Pattern Detail
Pre-Holiday Effect
Whether the session right before a US market holiday produces different RTH returns than a normal day.
Baseline Avg Return
+0.063%
Across 4,678 NQ sessions
Largest Deviation
+0.009%
Pre Holiday vs baseline mean
Sample Range
1d
2008-01-02 to 2026-02-24
Trigger: Sessions immediately preceding a US market holiday (detected from gaps between consecutive session dates)
Per-Window Stats
| Window | Sessions | Avg Return | Median | Win Rate | Std Dev | Δ vs Baseline |
|---|---|---|---|---|---|---|
| Pre Holiday | 55 | +0.072% | +0.087% | 60.0% | 1.12% | +0.009% |
| Baseline (all sessions) | 4,678 | +0.063% | +0.116% | 55.5% | 1.41% | — |
Detection scan: NQ 1d · 2008-01-02 to 2026-02-24 · generated Apr 27, 2026
What this pattern measures
A pre-holiday session is the last trading session immediately before a US market holiday. Detected empirically from gaps in the data: any session where the next trading session is more than the expected one calendar day away (or more than three days for a Friday) is treated as a pre-holiday session.
Definitions used on this page:
- Sessions are aggregated from RTH bars only (08:30 to 15:00 Central Time for CME equity index futures).
- Return is
(close − prior close) / prior close. - Holidays are inferred from the data itself. There is no hardcoded NYSE holiday list, so the detection survives changes to the holiday calendar over time.

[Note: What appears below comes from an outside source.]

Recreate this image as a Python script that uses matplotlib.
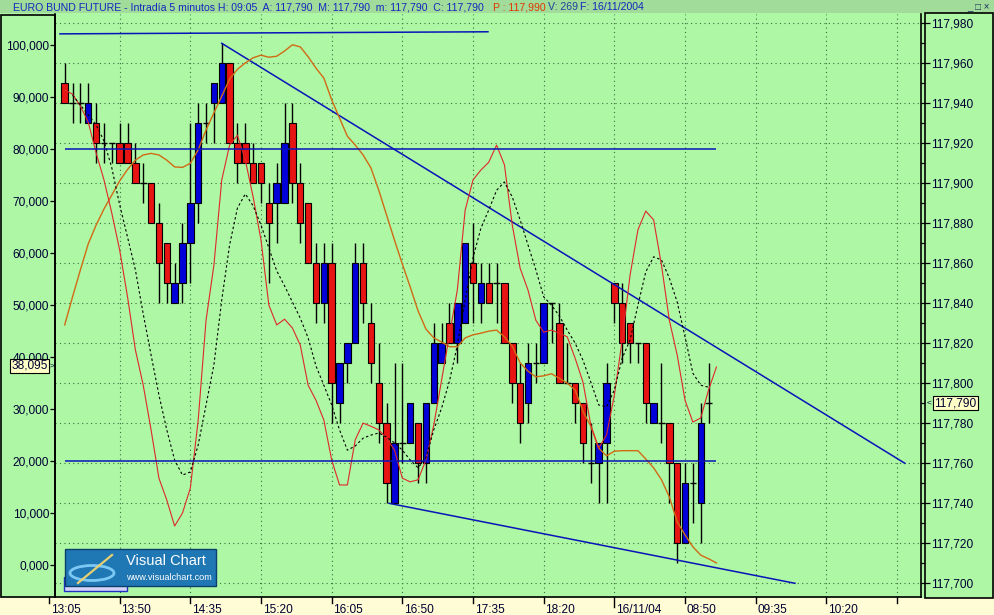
import numpy as np
import matplotlib.pyplot as plt
from matplotlib.patches import Rectangle, Ellipse
from matplotlib.lines import Line2D

plt.rcParams['font.family'] = ['Liberation Sans', 'DejaVu Sans']

W, H = 994, 615

# ---- data ----
# one slot per 5 minute bar on the time axis, slot 0 = 13:05
slots = np.arange(2, 85)
# prices in thousandths above 117.000
open_t = [950, 940, 940, 930, 930, 920, 920, 920, 920, 910, 900, 900, 880, 870, 840,
          850, 870, 890, 930, 940, 940, 960, 920, 920, 910, 910, 890, 890, 890, 930,
          900, 890, 860, 840, 860, 790, 810, 820, 860, 830, 800, 780, 740, 770, 770,
          780, 760, 790, 810, 830, 820, 830, 860, 840, 850, 850, 850, 820, 800, 790,
          810, 810, 840, 830, 800, 800, 790, 760, 760, 770, 850, 840, 830, 820, 820,
          780, 780, 780, 760, 720, 750, 740, 790]
high_t = [960, 950, 950, 950, 940, 930, 920, 930, 930, 920, 910, 900, 890, 870, 860,
          880, 930, 940, 940, 950, 970, 960, 930, 930, 920, 910, 900, 910, 940, 940,
          910, 890, 870, 870, 870, 810, 820, 870, 870, 840, 820, 790, 810, 810, 790,
          780, 790, 830, 830, 840, 840, 870, 880, 860, 860, 860, 850, 820, 810, 820,
          820, 840, 840, 840, 820, 800, 790, 780, 770, 810, 850, 850, 830, 820, 820,
          790, 810, 780, 760, 760, 760, 790, 810]
low_t = [940, 930, 930, 930, 910, 910, 910, 910, 910, 900, 890, 880, 840, 840, 840,
         840, 850, 880, 920, 920, 940, 920, 900, 910, 900, 890, 850, 870, 890, 890,
         870, 860, 830, 830, 780, 780, 800, 820, 830, 800, 770, 740, 740, 760, 770,
         750, 750, 790, 810, 820, 810, 830, 830, 830, 840, 830, 820, 790, 770, 780,
         800, 810, 820, 800, 800, 780, 760, 750, 740, 740, 830, 810, 810, 810, 780,
         780, 770, 740, 710, 720, 730, 720, 780]
close_t = [940, 940, 940, 940, 920, 920, 920, 910, 910, 900, 900, 880, 860, 850, 850,
           870, 890, 930, 930, 950, 960, 920, 910, 910, 900, 900, 880, 900, 920, 900,
           880, 860, 840, 860, 800, 810, 820, 860, 840, 810, 780, 750, 770, 770, 790,
           760, 790, 820, 820, 820, 840, 870, 850, 850, 840, 850, 820, 800, 780, 810,
           810, 840, 840, 800, 800, 790, 770, 760, 770, 800, 840, 820, 820, 820, 790,
           790, 780, 760, 720, 750, 750, 780, 790]

# oscillators (left scale), thousands
osc_slots = np.arange(2, 86)
slow_k = [46.2, 51.6, 56.8, 61.8, 65.4, 68.5, 71.2, 73.9, 76.1, 77.9,
          78.9, 79.2, 78.9, 77.9, 76.6, 76.5, 77.3, 79.9, 83.7, 87.0,
          90.2, 93.5, 95.4, 96.6, 97.6, 98.1, 97.7, 97.9, 98.9, 100.1,
          99.7, 97.8, 95.6, 93.7, 89.5, 86.0, 82.5, 80.8, 78.9, 76.4,
          72.1, 67.3, 62.5, 57.9, 53.5, 48.9, 45.4, 43.7, 42.9, 42.0,
          42.0, 43.7, 44.3, 44.6, 45.0, 45.2, 43.9, 42.1, 38.9, 37.3,
          36.2, 36.4, 36.8, 35.9, 35.0, 33.7, 29.6, 26.7, 22.5, 21.0,
          21.9, 22.0, 22.0, 22.0, 20.4, 18.7, 16.4, 13.1, 8.3, 5.8,
          3.5, 1.9, 1.2, 0.4]
fast_k = [91.4, 90.6, 88.3, 85.2, 79.3, 74.1, 67.7, 60.6, 51.6, 41.4,
          34.6, 26.0, 16.7, 12.5, 7.5, 10.0, 14.8, 27.9, 47.1, 57.7,
          74.1, 80.8, 82.7, 77.9, 70.8, 62.5, 50.0, 46.2, 47.3, 45.6,
          42.3, 34.6, 31.7, 27.9, 20.2, 15.4, 15.4, 24.1, 27.3, 26.7,
          26.0, 24.4, 22.1, 16.7, 16.0, 16.4, 20.2, 26.9, 35.6, 44.3,
          52.9, 68.3, 74.1, 76.0, 77.5, 80.8, 77.0, 65.4, 57.1, 52.9,
          47.1, 44.8, 45.2, 44.6, 43.9, 39.8, 35.2, 26.9, 22.5, 25.0,
          32.7, 43.3, 55.8, 64.5, 68.1, 66.4, 57.7, 47.1, 40.4, 31.7,
          27.5, 28.3, 33.7, 38.1]
sig_slots = np.arange(3, 85)
signal = [90.4, 88.5, 86.6, 84.7, 81.6, 76.4, 69.3, 63.1, 56.8,
          48.3, 40.4, 32.7, 26.0, 20.2, 17.3, 17.9, 23.1, 30.8, 38.5,
          51.0, 61.6, 68.7, 71.4, 69.1, 65.4, 61.0, 56.6, 53.7, 50.6,
          47.5, 43.7, 38.3, 34.6, 30.8, 26.0, 22.1, 22.9, 24.4, 25.0,
          25.4, 24.6, 23.5, 22.1, 20.2, 18.7, 20.6, 26.0, 30.2, 35.4,
          42.3, 51.0, 59.1, 64.8, 68.3, 72.1, 73.7, 70.8, 66.4, 61.6,
          56.8, 51.6, 50.0, 47.9, 45.2, 42.7, 39.4, 35.2, 30.8, 30.4,
          33.7, 39.8, 43.3, 50.0, 56.4, 59.3, 58.7, 55.2, 50.6, 43.9,
          36.9, 34.6, 34.2]

osc_levels = [80000, 20000]
osc_top_line = [(1.4, 102200), (55.9, 102600)]
price_trendlines = [[(22, 117.970), (109, 117.760)],
                    [(43.3, 117.740), (95, 117.700)]]

time_slots = [0, 9, 18, 27, 36, 45, 54, 63, 72, 81, 90, 99, 108]
time_labels = ['13:05', '13:50', '14:35', '15:20', '16:05', '16:50', '17:35',
               '18:20', '16/11/04', '08:50', '09:35', '10:20', '']
price_ticks = np.round(np.arange(117.700, 117.981, 0.020), 3)
osc_ticks = np.arange(0, 100001, 10000)

last_price = 117.790
last_osc = 38095

GREEN = '#adf7a5'
CREAM = '#fffcd6'
TBAR = '#a2dc9a'
RED = '#e81414'
BLUE = '#0000d8'
LBLUE = '#0814b8'
TXT = '#000033'


def fx(px):
    return px / W


def fy(py):
    return 1 - py / H


fig = plt.figure(figsize=(W / 100, H / 100), dpi=100)
fig.patch.set_facecolor(GREEN)

# frame pieces of the trading window
fig.add_artist(Rectangle((0, 0), 1, fy(598), transform=fig.transFigure,
                         fc=CREAM, ec='none', zorder=-2))
fig.add_artist(Rectangle((0, fy(13)), 1, 13 / H, transform=fig.transFigure,
                         fc=TBAR, ec='none', zorder=-2))
fig.add_artist(Rectangle((fx(0.6), fy(597)), 54.4 / W, 582 / H, transform=fig.transFigure,
                         fill=False, ec='black', lw=1.2, zorder=5))
fig.add_artist(Rectangle((fx(925), fy(598)), 68 / W, 585 / H, transform=fig.transFigure,
                         fill=False, ec='black', lw=1.2, zorder=5))

ax = fig.add_axes([fx(55), fy(597), 866 / W, 583 / H])
ax2 = ax.twinx()

ax.set_facecolor(GREEN)
ax.set_xlim(0.764, 111.05)
ax.set_ylim(117.69315, 117.98465)
ax.set_axisbelow(True)
ax.spines['top'].set_visible(False)
for side in ['left', 'right', 'bottom']:
    ax.spines[side].set_linewidth(1.2)

ax.set_xticks(time_slots[1:])
ax.tick_params(axis='x', length=0, labelbottom=False)
ax.yaxis.tick_right()
ax.yaxis.set_label_position('right')
ax.set_yticks(price_ticks)
ax.set_yticklabels([f'{p:.3f}'.replace('.', ',') for p in price_ticks])
ax.set_yticks(np.round(price_ticks[:-1] + 0.010, 3), minor=True)
ax.tick_params(axis='y', which='major', direction='out', length=6.5, width=0.9,
               pad=1, labelsize=8.6, labelcolor=TXT)
ax.tick_params(axis='y', which='minor', direction='out', length=2.9, width=0.9)
ax.grid(True, color='#3f6f3f', linestyle=(0, (1, 3)), linewidth=0.8)

# candles
for s, o, h, l, c in zip(slots, open_t, high_t, low_t, close_t):
    po, ph, pl, pc = [117 + v / 1000 for v in (o, h, l, c)]
    ax.vlines(s, pl, ph, color='black', lw=1, zorder=2)
    if o == c:
        ax.hlines(po, s - 0.42, s + 0.42, color='black', lw=1, zorder=3)
    else:
        ax.bar(s, abs(pc - po), bottom=min(po, pc), width=0.82,
               color=BLUE if c > o else RED, edgecolor='black', lw=0.8, zorder=3)

for (x0, y0), (x1, y1) in price_trendlines:
    ax.plot([x0, x1], [y0, y1], color=LBLUE, lw=1.1, zorder=4)

# oscillator on the left scale
ax2.set_ylim(-6157, 106022)
ax2.yaxis.tick_left()
ax2.yaxis.set_label_position('left')
ax2.set_yticks(osc_ticks)
ax2.set_yticklabels([f'{v / 1000:.3f}'.replace('.', ',') for v in osc_ticks])
ax2.tick_params(axis='y', direction='out', length=3.6, width=0.9, pad=0.6,
                labelsize=8.6, labelcolor=TXT)
for side in ['top', 'right', 'left', 'bottom']:
    ax2.spines[side].set_visible(False)

ax2.plot(osc_slots, np.array(slow_k) * 1000, color='#d26a14', lw=1.0, zorder=3)
ax2.plot(osc_slots, np.array(fast_k) * 1000, color='#e02828', lw=0.8, zorder=3)
ax2.plot(sig_slots, np.array(signal) * 1000, color='black', lw=0.8,
         linestyle=(0, (2.2, 2.2)), zorder=3)
for lev in osc_levels:
    ax2.hlines(lev, osc_slots[0], osc_slots[-1], color=LBLUE, lw=1.1, zorder=4)
(tx0, tv0), (tx1, tv1) = osc_top_line
ax2.plot([tx0, tx1], [tv0, tv1], color=LBLUE, lw=1.1, clip_on=False, zorder=4)

# time axis, drawn by hand so the 13:05 tick left of the frame shows
xt = ax.get_xaxis_transform()
for s, lab in zip(time_slots, time_labels):
    tl = 0.018 if lab.startswith('16/') else 0.010
    ax.plot([s, s], [0, -tl], transform=xt, color='black', lw=1, clip_on=False)
    ax.text(s + 0.2, -0.0215, lab, transform=xt, ha='left', va='center',
            fontsize=8.6, color=TXT, clip_on=False)

# title bar
ty = fy(7)
fig.text(fx(13), ty, 'EURO BUND FUTURE - Intradía 5 minutos H: 09:05  A: 117,790  '
         'M: 117,790  m: 117,790  C: 117,790', fontsize=7.6, color='#1028c0',
         va='center')
fig.text(fx(493), ty, 'P : 117,990', fontsize=7.6, color='#e03800', va='center')
fig.text(fx(548), ty, 'V: 269', fontsize=7.6, color='#2040a0', va='center')
fig.text(fx(580), ty, 'F: 16/11/2004', fontsize=7.6, color='#1028c0', va='center')
fig.text(fx(990), ty, '_ □ ×', fontsize=7, color='#203060', va='center', ha='right')

# last value markers
fig.text(fx(48), fy(366), f'{last_osc / 1000:.3f}'.replace('.', ','), fontsize=8.6,
         color=TXT, ha='right', va='center', zorder=6,
         bbox=dict(boxstyle='square,pad=0.12', fc='#ffffc8', ec='black', lw=0.8))
fig.text(fx(52), fy(366), '>', fontsize=6, color=TXT, ha='center', va='center')
fig.text(fx(934), fy(403), f'{last_price:.3f}'.replace('.', ','), fontsize=8.6,
         color=TXT, ha='left', va='center', zorder=6,
         bbox=dict(boxstyle='square,pad=0.12', fc='#ffffc8', ec='black', lw=0.8))
fig.text(fx(929), fy(403), '<', fontsize=6, color=TXT, ha='center', va='center')

# Visual Chart logo
fig.add_artist(Rectangle((fx(64), fy(591)), 63 / W, 14 / H, transform=fig.transFigure,
                         fc='#d4d4f8', ec='#2030c0', lw=1, zorder=6))
fig.add_artist(Rectangle((fx(65), fy(586)), 151 / W, 37 / H, transform=fig.transFigure,
                         fc='#1f77b4', ec='#0c3f6e', lw=1, zorder=7))
fig.add_artist(Ellipse((fx(92), fy(573)), 44 / W, 15 / H, transform=fig.transFigure,
                       fill=False, ec='#7cc8f4', lw=2, zorder=8))
fig.add_artist(Line2D([fx(78), fx(112)], [fy(583), fy(555)], transform=fig.transFigure,
                      color='#e8d070', lw=1.6, zorder=8))
fig.text(fx(126), fy(561), 'Visual Chart', fontsize=10.5, color='white',
         va='center', zorder=9)
fig.text(fx(126), fy(577), 'www.visualchart.com', fontsize=6.6, color='white',
         va='center', zorder=9)

fig.savefig('out.png', dpi=100, facecolor=fig.get_facecolor())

- Baseline is every session in the sample. The pre-holiday bucket is the small subset preceding a non-weekend market closure.
Why it matters
The pre-holiday effect is one of the oldest “anomalies” in equity research: returns on the session before a holiday have historically averaged higher than typical sessions. Explanations include short-covering ahead of an illiquid period, behavioral anchoring, and a quirk of measurement. The numbers below show whether the effect persists in this instrument over the sample period.
Sample size is small: only about 9 to 11 US market holidays per year, so even 18 years of data produces under 200 pre-holiday sessions. Treat any apparent edge with proportional skepticism.
How to read the numbers
- The Pre-holiday bucket counts sessions immediately before a holiday.
- The baseline holds every session in the sample. Compare directly.
- Delta vs baseline is the difference of means. With sample sizes this small, a delta in either direction can be noise rather than signal.
- Win rate is informative independently: even a tiny mean edge with a clearly elevated win rate suggests a directional bias.
What’s not here
- Day-after-holiday returns (a separate but related question).
- Holiday-by-holiday breakdown (e.g., Thanksgiving vs July 4).
- Volume conditioning (some pre-holiday sessions trade much thinner than normal).